OMG,” Elizabeth thumbs into her cell phone’s miniature keyboard. “He’s soooo cute.” Send.

Perched in a windowsill high above the city, Elizabeth coos over her new nephew. “What a peanut!”

Elizabeth’s sister smiles from the hospital bed. Andy’s not even a day old, still wrapped tightly in the ward’s white-and-blue swaddling blanket, his tiny facing peeking out from his mother’s arms.

Elizabeth points the cell at Andy and peers through the viewfinder. The baby screws up his already crinkled face. She clicks a photo with the built-in camera, which makes the sound of an old-fashioned camera shutter, for no good reason. Send.
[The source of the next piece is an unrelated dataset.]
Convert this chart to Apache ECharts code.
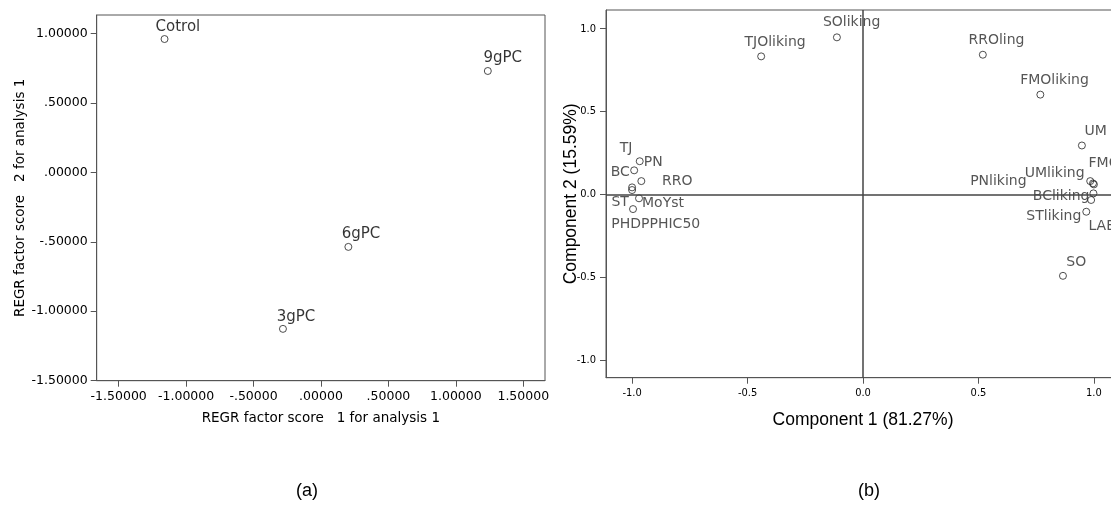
<!DOCTYPE html>
<html><head><meta charset="utf-8">
<script src="https://cdn.jsdelivr.net/npm/echarts@6/dist/echarts.min.js"></script>
<style>html,body{margin:0;padding:0;background:#fff}#c{width:1111px;height:506px}</style>
</head><body><div id="c"></div>
<script>
// ---------- Panel (a): REGR factor scores ----------
const aNames  = ['Cotrol', '9gPC', '6gPC', '3gPC'];
const aScore1 = [-1.160, 1.237, 0.203, -0.282];
const aScore2 = [0.959, 0.729, -0.537, -1.127];
const aXTicks = [-1.5, -1, -0.5, 0, 0.5, 1, 1.5];
const aYTicks = [-1.5, -1, -0.5, 0, 0.5, 1];
const aXTitle = 'REGR factor score   1 for analysis 1';
const aYTitle = 'REGR factor score   2 for analysis 1';

// ---------- Panel (b): component loadings ----------
const bNames = ['TJOliking','SOliking','RROling','FMOliking','PN','BC','RRO','TJ','ST','MoYst','PHDPPHIC50',
                'UM','FMO','UMliking','PNliking','BCliking','LAB','STliking','SO'];
const bComp1 = [-0.441,-0.113,0.519,0.768,-0.967,-0.991,-0.960,-1.000,-1.000,-0.970,-0.996,
                0.948,0.984,0.996,1.000,0.998,0.988,0.967,0.866];
const bComp2 = [0.833,0.948,0.843,0.602,0.200,0.145,0.080,0.042,0.026,-0.024,-0.089,
                0.295,0.080,0.066,0.060,0.006,-0.034,-0.105,-0.492];
const bTicks = [-1, -0.5, 0, 0.5, 1];
const bXTitle = 'Component 1 (81.27%)';
const bYTitle = 'Component 2 (15.59%)';
const panelTags = ['(a)', '(b)'];

// ---------- label placement (align, dx, dy in px from marker centre) ----------
const aLabelLayout = {
  'Cotrol': ['left', -9, -12], '9gPC': ['left', -4.4, -12.9],
  '6gPC': ['left', -6.6, -12.4], '3gPC': ['left', -6.3, -11.7]
};
const bLabelLayout = {
  TJOliking:['left',-16.7,-14.3], SOliking:['left',-14,-15.3], RROling:['left',-14.4,-14],
  FMOliking:['left',-20.2,-14.3], PN:['left',4,1.5], BC:['right',-4.4,1.7], RRO:['left',20.7,0.7],
  TJ:['left',-12.4,-39.5], ST:['left',-20.7,12.5], MoYst:['left',3,4.7], PHDPPHIC50:['left',-21.7,15],
  UM:['left',2.6,-14.5], FMO:['left',-1.7,-17.7], UMliking:['right',-8.4,-10], PNliking:['right',-67.3,-2.6],
  BCliking:['right',-4,3], LAB:['left',-2.7,26.7], STliking:['right',-5,5], SO:['left',3.3,-13.8]
};

function buildData(names, xs, ys, layout) {
  return names.map((n, i) => {
    const l = layout[n] || ['left', 4, 0];
    return { name: n, value: [xs[i], ys[i]], label: { align: l[0], offset: [l[1], l[2]] } };
  });
}
function fmtA(v) {
  let s = Math.abs(v).toFixed(5);
  if (s.charAt(0) === '0') s = s.slice(1);
  return (v < 0 ? '-' : '') + s;
}
const fmtB = v => v.toFixed(1);

const axisColor = '#555';
const narrowFont = "'Liberation Sans Narrow', 'DejaVu Sans Condensed', 'Liberation Sans', sans-serif";
const chart = echarts.init(document.getElementById('c'), null, { renderer: 'canvas' });
chart.setOption({
  animation: false,
  backgroundColor: '#fff',
  grid: [
    { left: 96.7, top: 15, right: 566, bottom: 125.3, show: true, borderColor: axisColor, borderWidth: 1,
      backgroundColor: '#fff', outerBoundsMode: 'none', containLabel: false },
    { left: 606, top: 10, right: -9, bottom: 128.3, show: true, borderColor: axisColor, borderWidth: 1,
      backgroundColor: '#fff', outerBoundsMode: 'none', containLabel: false }
  ],
  xAxis: [
    { gridIndex: 0, type: 'value', min: -1.663, max: 1.661,
      name: aXTitle, nameLocation: 'middle', nameGap: 31, nameMoveOverlap: false,
      nameTextStyle: { fontFamily: 'DejaVu Sans', fontSize: 13.5, color: '#000' },
      axisLine: { show: true, onZero: false, lineStyle: { color: axisColor, width: 1 } },
      axisTick: { show: true, length: 6, customValues: aXTicks, lineStyle: { color: axisColor } },
      axisLabel: { customValues: aXTicks, formatter: fmtA, margin: 10,
        fontFamily: 'DejaVu Sans', fontSize: 12.5, color: '#000' },
      splitLine: { show: false } },
    { gridIndex: 1, type: 'value', min: -1.113, max: 1.113,
      name: bXTitle, nameLocation: 'middle', nameGap: 33, nameMoveOverlap: false,
      nameTextStyle: { fontFamily: 'Liberation Sans', fontSize: 17.5, color: '#000' },
      axisLine: { show: true, onZero: false, lineStyle: { color: axisColor, width: 1 } },
      axisTick: { show: true, length: 6, customValues: bTicks, lineStyle: { color: axisColor } },
      axisLabel: { customValues: bTicks, formatter: fmtB, margin: 10,
        fontFamily: narrowFont, fontSize: 11, color: '#000' },
      splitLine: { show: false } }
  ],
  yAxis: [
    { gridIndex: 0, type: 'value', min: -1.5, max: 1.132,
      name: aYTitle, nameLocation: 'middle', nameGap: 69.7, nameMoveOverlap: false,
      nameTextStyle: { fontFamily: 'DejaVu Sans', fontSize: 13.5, color: '#000' },
      axisLine: { show: true, onZero: false, lineStyle: { color: axisColor, width: 1 } },
      axisTick: { show: true, length: 6, customValues: aYTicks, lineStyle: { color: axisColor } },
      axisLabel: { customValues: aYTicks, formatter: fmtA, margin: 9,
        fontFamily: 'DejaVu Sans', fontSize: 12.5, color: '#000' },
      splitLine: { show: false } },
    { gridIndex: 1, type: 'value', min: -1.107, max: 1.113,
      name: bYTitle, nameLocation: 'middle', nameGap: 26, nameMoveOverlap: false,
      nameTextStyle: { fontFamily: 'Liberation Sans', fontSize: 17.5, color: '#000' },
      axisLine: { show: true, onZero: false, lineStyle: { color: axisColor, width: 1 } },
      axisTick: { show: true, length: 6, customValues: bTicks, lineStyle: { color: axisColor } },
      axisLabel: { customValues: bTicks, formatter: fmtB, margin: 10,
        fontFamily: narrowFont, fontSize: 11, color: '#000' },
      splitLine: { show: false } }
  ],
  series: [
    { type: 'scatter', xAxisIndex: 0, yAxisIndex: 0, symbol: 'circle', symbolSize: 7,
      itemStyle: { color: 'rgba(0,0,0,0)', borderColor: '#222', borderWidth: 1 },
      emphasis: { disabled: true },
      label: { show: true, position: 'inside', verticalAlign: 'middle', formatter: '{b}',
        fontFamily: 'DejaVu Sans', fontSize: 15, color: '#000', textBorderWidth: 0 },
      data: buildData(aNames, aScore1, aScore2, aLabelLayout) },
    { type: 'scatter', xAxisIndex: 1, yAxisIndex: 1, symbol: 'circle', symbolSize: 7,
      itemStyle: { color: 'rgba(0,0,0,0)', borderColor: '#222', borderWidth: 1 },
      emphasis: { disabled: true },
      label: { show: true, position: 'inside', verticalAlign: 'middle', formatter: '{b}',
        fontFamily: 'DejaVu Sans', fontSize: 14, color: '#2a2a2a', textBorderWidth: 0 },
      markLine: { silent: true, symbol: ['none', 'none'], label: { show: false },
        lineStyle: { color: '#444', width: 1.5, type: 'solid' },
        data: [{ xAxis: 0 }, { yAxis: 0 }] },
      data: buildData(bNames, bComp1, bComp2, bLabelLayout) }
  ],
  graphic: [
    { type: 'text', left: 296, top: 482, style: { text: panelTags[0], font: '18px "Liberation Sans"', fill: '#000' } },
    { type: 'text', left: 858, top: 482, style: { text: panelTags[1], font: '18px "Liberation Sans"', fill: '#000' } }
  ]
});
</script>
</body></html>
“Must already be the most photographed baby of all time,” her sister laughs. “You should have seen mom. You’d think she’s never seen a baby before. Her poor friends. They’ve probably all exceeded the quota on their AOL inboxes from all her endless e-mails. She’s never learned how to avoid sending pictures as enormo attachments.”

Elizabeth takes Andy’s tiny hand. She runs her finger over the plastic bracelet he wears. “Cohen, Baby Boy,” it reads, along with a bunch of other data that a nurse entered into a computer kiosk somewhere. Time of birth, mom’s name, a unique identifier, and so forth.